Please output every line of the material as it stands, without the pictures.
start Data lines
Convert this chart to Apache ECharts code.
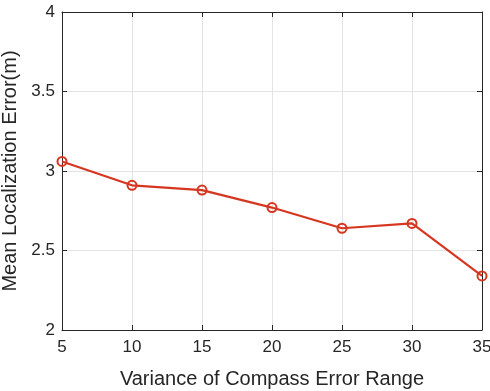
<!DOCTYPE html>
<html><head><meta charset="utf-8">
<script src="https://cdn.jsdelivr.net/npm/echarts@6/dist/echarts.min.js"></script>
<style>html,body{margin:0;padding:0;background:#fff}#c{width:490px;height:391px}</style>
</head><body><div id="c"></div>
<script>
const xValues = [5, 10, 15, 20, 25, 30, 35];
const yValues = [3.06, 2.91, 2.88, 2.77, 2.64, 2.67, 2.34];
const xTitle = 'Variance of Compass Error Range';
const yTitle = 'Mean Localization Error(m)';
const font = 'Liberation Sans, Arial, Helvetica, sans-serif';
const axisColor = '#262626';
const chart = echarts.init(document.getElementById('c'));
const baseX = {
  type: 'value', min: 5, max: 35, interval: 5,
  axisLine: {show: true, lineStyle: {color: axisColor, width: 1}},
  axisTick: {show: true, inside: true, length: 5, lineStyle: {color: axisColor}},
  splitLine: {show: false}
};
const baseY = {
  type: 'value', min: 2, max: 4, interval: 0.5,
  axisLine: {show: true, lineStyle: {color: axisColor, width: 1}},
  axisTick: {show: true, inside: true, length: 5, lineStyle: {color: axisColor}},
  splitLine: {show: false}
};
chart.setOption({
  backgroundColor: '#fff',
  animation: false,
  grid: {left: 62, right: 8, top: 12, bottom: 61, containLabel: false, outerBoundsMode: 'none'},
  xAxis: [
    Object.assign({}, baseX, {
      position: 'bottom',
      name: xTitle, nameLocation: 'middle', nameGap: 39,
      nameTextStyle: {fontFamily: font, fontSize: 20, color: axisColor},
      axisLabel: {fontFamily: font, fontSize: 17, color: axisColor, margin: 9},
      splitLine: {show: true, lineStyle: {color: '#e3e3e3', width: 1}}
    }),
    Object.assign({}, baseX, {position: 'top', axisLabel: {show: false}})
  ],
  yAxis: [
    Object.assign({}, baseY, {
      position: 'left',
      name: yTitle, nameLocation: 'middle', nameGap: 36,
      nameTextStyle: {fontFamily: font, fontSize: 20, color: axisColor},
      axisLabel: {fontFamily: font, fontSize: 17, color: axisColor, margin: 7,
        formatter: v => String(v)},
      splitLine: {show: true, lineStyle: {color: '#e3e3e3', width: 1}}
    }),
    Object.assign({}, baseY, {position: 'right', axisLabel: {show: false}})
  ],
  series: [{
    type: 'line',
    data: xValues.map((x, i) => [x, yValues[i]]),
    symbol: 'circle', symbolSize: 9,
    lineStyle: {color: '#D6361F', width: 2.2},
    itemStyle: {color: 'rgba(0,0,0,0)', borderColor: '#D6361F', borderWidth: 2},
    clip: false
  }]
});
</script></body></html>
end Data lines
_Problem solution_
Convert this chart to Apache ECharts code.
<!DOCTYPE html>
<html><head><meta charset="utf-8">
<script src="https://cdn.jsdelivr.net/npm/echarts@6/dist/echarts.min.js"></script>
<style>html,body{margin:0;padding:0;background:#fff}#c{width:490px;height:391px}</style>
</head><body><div id="c"></div>
<script>
const xValues = [5, 10, 15, 20, 25, 30, 35];
const yValues = [3.06, 2.91, 2.88, 2.77, 2.64, 2.67, 2.34];
const xTitle = 'Variance of Compass Error Range';
const yTitle = 'Mean Localization Error(m)';
const font = 'Liberation Sans, Arial, Helvetica, sans-serif';
const axisColor = '#262626';
const chart = echarts.init(document.getElementById('c'));
const baseX = {
  type: 'value', min: 5, max: 35, interval: 5,
  axisLine: {show: true, lineStyle: {color: axisColor, width: 1}},
  axisTick: {show: true, inside: true, length: 5, lineStyle: {color: axisColor}},
  splitLine: {show: false}
};
const baseY = {
  type: 'value', min: 2, max: 4, interval: 0.5,
  axisLine: {show: true, lineStyle: {color: axisColor, width: 1}},
  axisTick: {show: true, inside: true, length: 5, lineStyle: {color: axisColor}},
  splitLine: {show: false}
};
chart.setOption({
  backgroundColor: '#fff',
  animation: false,
  grid: {left: 62, right: 8, top: 12, bottom: 61, containLabel: false, outerBoundsMode: 'none'},
  xAxis: [
    Object.assign({}, baseX, {
      position: 'bottom',
      name: xTitle, nameLocation: 'middle', nameGap: 39,
      nameTextStyle: {fontFamily: font, fontSize: 20, color: axisColor},
      axisLabel: {fontFamily: font, fontSize: 17, color: axisColor, margin: 9},
      splitLine: {show: true, lineStyle: {color: '#e3e3e3', width: 1}}
    }),
    Object.assign({}, baseX, {position: 'top', axisLabel: {show: false}})
  ],
  yAxis: [
    Object.assign({}, baseY, {
      position: 'left',
      name: yTitle, nameLocation: 'middle', nameGap: 36,
      nameTextStyle: {fontFamily: font, fontSize: 20, color: axisColor},
      axisLabel: {fontFamily: font, fontSize: 17, color: axisColor, margin: 7,
        formatter: v => String(v)},
      splitLine: {show: true, lineStyle: {color: '#e3e3e3', width: 1}}
    }),
    Object.assign({}, baseY, {position: 'right', axisLabel: {show: false}})
  ],
  series: [{
    type: 'line',
    data: xValues.map((x, i) => [x, yValues[i]]),
    symbol: 'circle', symbolSize: 9,
    lineStyle: {color: '#D6361F', width: 2.2},
    itemStyle: {color: 'rgba(0,0,0,0)', borderColor: '#D6361F', borderWidth: 2},
    clip: false
  }]
});
</script></body></html>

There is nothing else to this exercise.